Set Up Postfix For Relaying Emails Through Another Mailserver
Version 1.0
Author: Falko Timme
This short guide shows how you can set up Postfix to relay emails through another mailserver. This can be useful if you run a Postfix mailserver in your local network and have a dynamic IP address because most dynamic IP addresses are blacklisted today. By relaying your emails through another mailserver that is hosted on a static IP address in a data center (e.g. your ISP's mailserver) you can prevent your emails from being categorized as spam.
There are many ways of achieving this goal but this is the way I take. I do not issue any guarantee that this will work for you!
1 Preliminary Note
To configure relaying on your Postfix mailserver, you need a valid email account (with username and password) on another mailserver (provided that this mailserver makes use of SMTP-AUTH (which it should do)). This other mailserver should be hosted on a static IP address in some data center (e.g. your ISP's mailserver).
In this guide I use smtp.example.com as the remote mailserver on which I have a valid email account with the username someuser and the password howtoforge.
I assume you have already installed Postfix as I won't go into the details of installing Postfix here.

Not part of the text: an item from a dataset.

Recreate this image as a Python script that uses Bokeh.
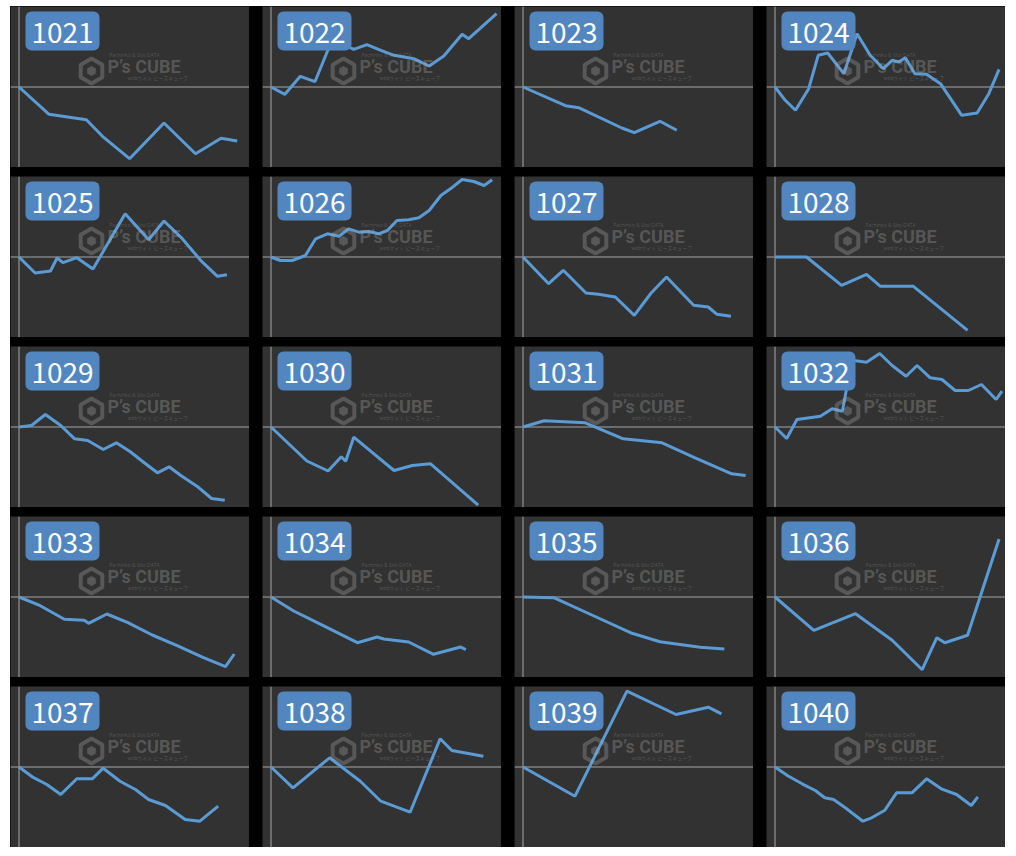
import math
from bokeh.plotting import figure
from bokeh.layouts import column, row
from bokeh.models import Range1d, Span, BoxAnnotation, Label
from bokeh.embed import file_html
from bokeh.resources import INLINE

# ---------------- data (day of month, cumulative coin difference) ----------------
MACHINES = ["1021", "1022", "1023", "1024", "1025", "1026", "1027", "1028", "1029", "1030",
            "1031", "1032", "1033", "1034", "1035", "1036", "1037", "1038", "1039", "1040"]

days_1021 = [0, 4.1, 9.2, 11.4, 15.1, 19.8, 24.1, 27.6, 29.8]
diff_1021 = [0, -2730, -3270, -4930, -7170, -3600, -6670, -5130, -5400]

days_1022 = [0, 1.9, 4.0, 6.0, 8.1, 9.5, 11.3, 13.1, 15.0, 16.8, 19.5, 21.6, 23.6, 26.1, 27.0, 30.8]
diff_1022 = [0, -730, 1070, 530, 4270, 4400, 3770, 4230, 3670, 3170, 2830, 2100, 3100, 5270, 4830, 7330]

days_1023 = [0, 5.8, 7.6, 13.5, 15.2, 18.7, 21.0]
diff_1023 = [0, -1870, -2070, -4100, -4570, -3430, -4330]

days_1024 = [0, 1.4, 2.8, 4.6, 5.9, 7.2, 9.4, 11.2, 13.0, 14.8, 16.0, 16.9, 17.8, 19.1, 20.7, 22.6, 25.5, 27.6, 29.2, 30.6]
diff_1024 = [0, -1330, -2330, -170, 3170, 3400, 1330, 5330, 3170, 1830, 2670, 2500, 2930, 1330, 1270, 330, -2830, -2600, -670, 1770]

days_1025 = [0, 2.2, 4.3, 5.2, 6.0, 7.9, 10.1, 14.5, 17.7, 19.8, 22.3, 24.8, 27.1, 28.4]
diff_1025 = [0, -1600, -1400, -100, -570, -70, -1200, 4330, 1730, 3600, 1830, -330, -1930, -1770]

days_1026 = [0, 1.3, 2.9, 4.7, 6.1, 7.7, 9.3, 10.6, 12.0, 13.4, 14.7, 15.9, 17.2, 18.8, 20.2, 21.6, 23.2, 24.5, 26.1, 27.7, 29.1, 30.2]
diff_1026 = [0, -350, -350, 150, 1820, 2320, 2080, 2820, 2480, 2550, 2320, 2650, 3650, 3720, 3920, 4650, 6150, 6820, 7750, 7550, 7150, 7720]

days_1027 = [0, 3.5, 5.5, 8.6, 10.3, 12.6, 15.2, 17.5, 19.6, 23.3, 25.3, 26.5, 28.4]
diff_1027 = [0, -2670, -1330, -3600, -3730, -4000, -5830, -3600, -2000, -4830, -5000, -5730, -5930]

days_1028 = [0, 4.3, 9.1, 12.5, 14.4, 18.9, 26.3]
diff_1028 = [0, 0, -2830, -1730, -2930, -2930, -7330]

days_1029 = [0, 1.7, 3.6, 5.7, 7.6, 9.4, 11.5, 13.3, 15.2, 17.1, 18.9, 20.5, 22.1, 24.3, 26.3, 28.1]
diff_1029 = [0, 150, 1250, 150, -1180, -1350, -2250, -1580, -2480, -3580, -4580, -3980, -4850, -5920, -7150, -7320]

days_1030 = [0, 4.9, 7.8, 9.6, 10.2, 11.3, 16.8, 19.3, 21.8, 28.3]
diff_1030 = [0, -3400, -4400, -2980, -3420, -1020, -4350, -3850, -3680, -7820]

days_1031 = [0, 2.9, 8.5, 13.7, 19.0, 23.5, 28.5, 30.4]
diff_1031 = [0, 620, 420, -1180, -1580, -3080, -4680, -4850]

days_1032 = [0, 1.6, 3.0, 6.2, 7.8, 9.2, 10.5, 12.5, 14.3, 16.0, 17.9, 19.4, 21.2, 22.8, 24.6, 26.4, 28.2, 30.2, 31.0]
diff_1032 = [0, -1150, 750, 1080, 1820, 1580, 6680, 6480, 7350, 6150, 5080, 6150, 4920, 4750, 3650, 3650, 4250, 2750, 3580]

days_1033 = [0, 2.9, 6.2, 8.9, 9.5, 12.0, 14.8, 18.2, 21.6, 25.2, 28.2, 29.4]
diff_1033 = [0, -870, -2230, -2330, -2630, -1700, -2530, -3800, -4870, -6070, -6970, -5700]

days_1034 = [0, 3.1, 6.8, 11.8, 14.5, 15.4, 18.8, 22.2, 25.9, 26.6]
diff_1034 = [0, -1400, -2730, -4570, -4000, -4200, -4500, -5730, -5000, -5270]

days_1035 = [0, 4.2, 9.4, 14.9, 18.7, 24.2, 27.5]
diff_1035 = [0, -70, -1800, -3630, -4470, -5030, -5200]

days_1036 = [0, 5.3, 11.0, 16.0, 20.1, 22.1, 23.2, 26.3, 30.6]
diff_1036 = [0, -3330, -1670, -4330, -7270, -4070, -4570, -3830, 5800]

days_1037 = [0, 1.8, 3.8, 5.7, 7.9, 10.0, 11.5, 13.8, 15.9, 17.7, 20.0, 22.7, 24.7, 27.2]
diff_1037 = [0, -980, -1750, -2750, -1180, -1180, -120, -1420, -2250, -3250, -3850, -5250, -5420, -3920]

days_1038 = [0, 3.0, 8.0, 12.2, 15.0, 19.0, 23.1, 24.7, 29.0]
diff_1038 = [0, -2080, 920, -1420, -3420, -4520, 2820, 1650, 1080]

days_1039 = [0, 7.1, 14.2, 20.9, 25.3, 27.1]
diff_1039 = [0, -2920, 7580, 5250, 5980, 5320]

days_1040 = [0, 1.8, 3.7, 5.5, 6.8, 8.0, 9.6, 12.0, 13.2, 15.0, 16.6, 18.7, 20.7, 22.7, 24.8, 26.8, 27.7]
diff_1040 = [0, -900, -1680, -2350, -3080, -3250, -4080, -5420, -5080, -4320, -2580, -2580, -1180, -2180, -2750, -3850, -2980]

SERIES_DAYS = [days_1021, days_1022, days_1023, days_1024, days_1025, days_1026, days_1027,
               days_1028, days_1029, days_1030, days_1031, days_1032, days_1033, days_1034,
               days_1035, days_1036, days_1037, days_1038, days_1039, days_1040]
SERIES_DIFF = [diff_1021, diff_1022, diff_1023, diff_1024, diff_1025, diff_1026, diff_1027,
               diff_1028, diff_1029, diff_1030, diff_1031, diff_1032, diff_1033, diff_1034,
               diff_1035, diff_1036, diff_1037, diff_1038, diff_1039, diff_1040]

DAY_MAX = 31
Y_HALF = 8050

# ---------------- styling / layout ----------------
PANEL_W, PANEL_H = 239, 161
X_LEFT_PX, X_RIGHT_PX = 8.5, 235.5
BG = "#323232"
AXIS_COLOR = "#808080"
LINE_COLOR = "#5b9bd5"
TAG_COLOR = "#5286c0"
WM_COLOR = "#a8a8a8"
WM_ALPHA = 0.33

K = (X_RIGHT_PX - X_LEFT_PX) / DAY_MAX


def px_x(px):
    return (px - X_LEFT_PX) / K


def px_y(py):
    return (PANEL_H / 2 - py) * (2 * Y_HALF / PANEL_H)


def make_panel(name, days, diff):
    p = figure(width=PANEL_W, height=PANEL_H,
               x_range=Range1d(px_x(0), px_x(PANEL_W)),
               y_range=Range1d(-Y_HALF, Y_HALF),
               x_axis_location=None, y_axis_location=None,
               tools="", toolbar_location=None, output_backend="svg",
               min_border=0, background_fill_color=BG, border_fill_color=BG,
               outline_line_color=None)
    p.grid.visible = False

    p.add_layout(Span(location=0, dimension="height", line_color=AXIS_COLOR,
                      line_width=1.5, level="underlay"))
    p.add_layout(Span(location=0, dimension="width", line_color=AXIS_COLOR,
                      line_width=1.5, level="underlay"))

    p.line(days, diff, line_color=LINE_COLOR, line_width=3)

    # watermark
    p.scatter(x=[px_x(81)], y=[px_y(64.5)], marker="hex", size=25, angle=math.pi / 6,
              fill_color=None, line_color=WM_COLOR, line_alpha=WM_ALPHA, line_width=4)
    p.scatter(x=[px_x(81)], y=[px_y(64.5)], marker="hex", size=10, angle=math.pi / 6,
              fill_color=WM_COLOR, fill_alpha=WM_ALPHA, line_color=None)
    p.add_layout(Label(x=px_x(97), y=px_y(59.5), text="P\u2019s CUBE",
                       text_font="Roboto", text_font_style="bold",
                       text_font_size="18px", text_color=WM_COLOR, text_alpha=WM_ALPHA,
                       text_baseline="middle", text_align="left"))
    p.add_layout(Label(x=px_x(99), y=px_y(48.5), text="Pachinko & Slot DATA",
                       text_font="Open Sans", text_font_size="5px",
                       text_color=WM_COLOR, text_alpha=WM_ALPHA,
                       text_baseline="middle", text_align="left"))
    p.add_layout(Label(x=px_x(117), y=px_y(70.5), text="webサイト ピーズキューブ",
                       text_font="Noto Sans CJK JP", text_font_size="5px",
                       text_color=WM_COLOR, text_alpha=WM_ALPHA,
                       text_baseline="middle", text_align="left"))

    # machine number tag
    p.add_layout(BoxAnnotation(left=px_x(15), right=px_x(89), top=px_y(5), bottom=px_y(44),
                               fill_color=TAG_COLOR, fill_alpha=1.0, line_color=None,
                               border_radius=6))
    p.add_layout(Label(x=px_x(52), y=px_y(26.2), text=name, text_align="center",
                       text_baseline="middle", text_font="Noto Sans CJK JP",
                       text_font_size="28px", text_color="#ffffff"))
    return p


figs = [make_panel(n, d, v) for n, d, v in zip(MACHINES, SERIES_DAYS, SERIES_DIFF)]
rows = [row(*figs[i * 4:(i + 1) * 4], spacing=13) for i in range(5)]
layout = column(*rows, spacing=9, margin=(6, 0, 0, 10),
                styles={"background-color": "#000000"})

html = file_html(layout, INLINE, title="machine graphs")
html = html.replace("<body>", '<body style="background-color:#000000;">', 1)
open("out.html", "w").write(html)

2 Configure Postfix For Relaying
To configure our Postfix server for relaying emails through smtp.example.com, we run
postconf -e 'relayhost = smtp.example.com'
postconf -e 'smtp_sasl_auth_enable = yes'
postconf -e 'smtp_sasl_password_maps = hash:/etc/postfix/sasl_passwd'
postconf -e 'smtp_sasl_security_options ='
Our username (someuser) and password (howtoforge) for smtp.example.com must be stored in /etc/postfix/sasl_passwd, therefore we do this:
echo "smtp.example.com someuser:howtoforge" > /etc/postfix/sasl_passwd
/etc/postfix/sasl_passwd must be owned by root, and noone else should have read access to that file, so we do this:
chown root:root /etc/postfix/sasl_passwd
chmod 600 /etc/postfix/sasl_passwd
Now we must convert /etc/postfix/sasl_passwd into a format that Postfix can read:
postmap /etc/postfix/sasl_passwd
This will create the file /etc/postfix/sasl_passwd.db.
All that is left to do is restart Postfix:
/etc/init.d/postfix restart
That's it. You can now test by sending emails over your mailserver and having a look at your mail log. You should see that all your emails are now passed on to smtp.example.com (except the ones that have a local recipient).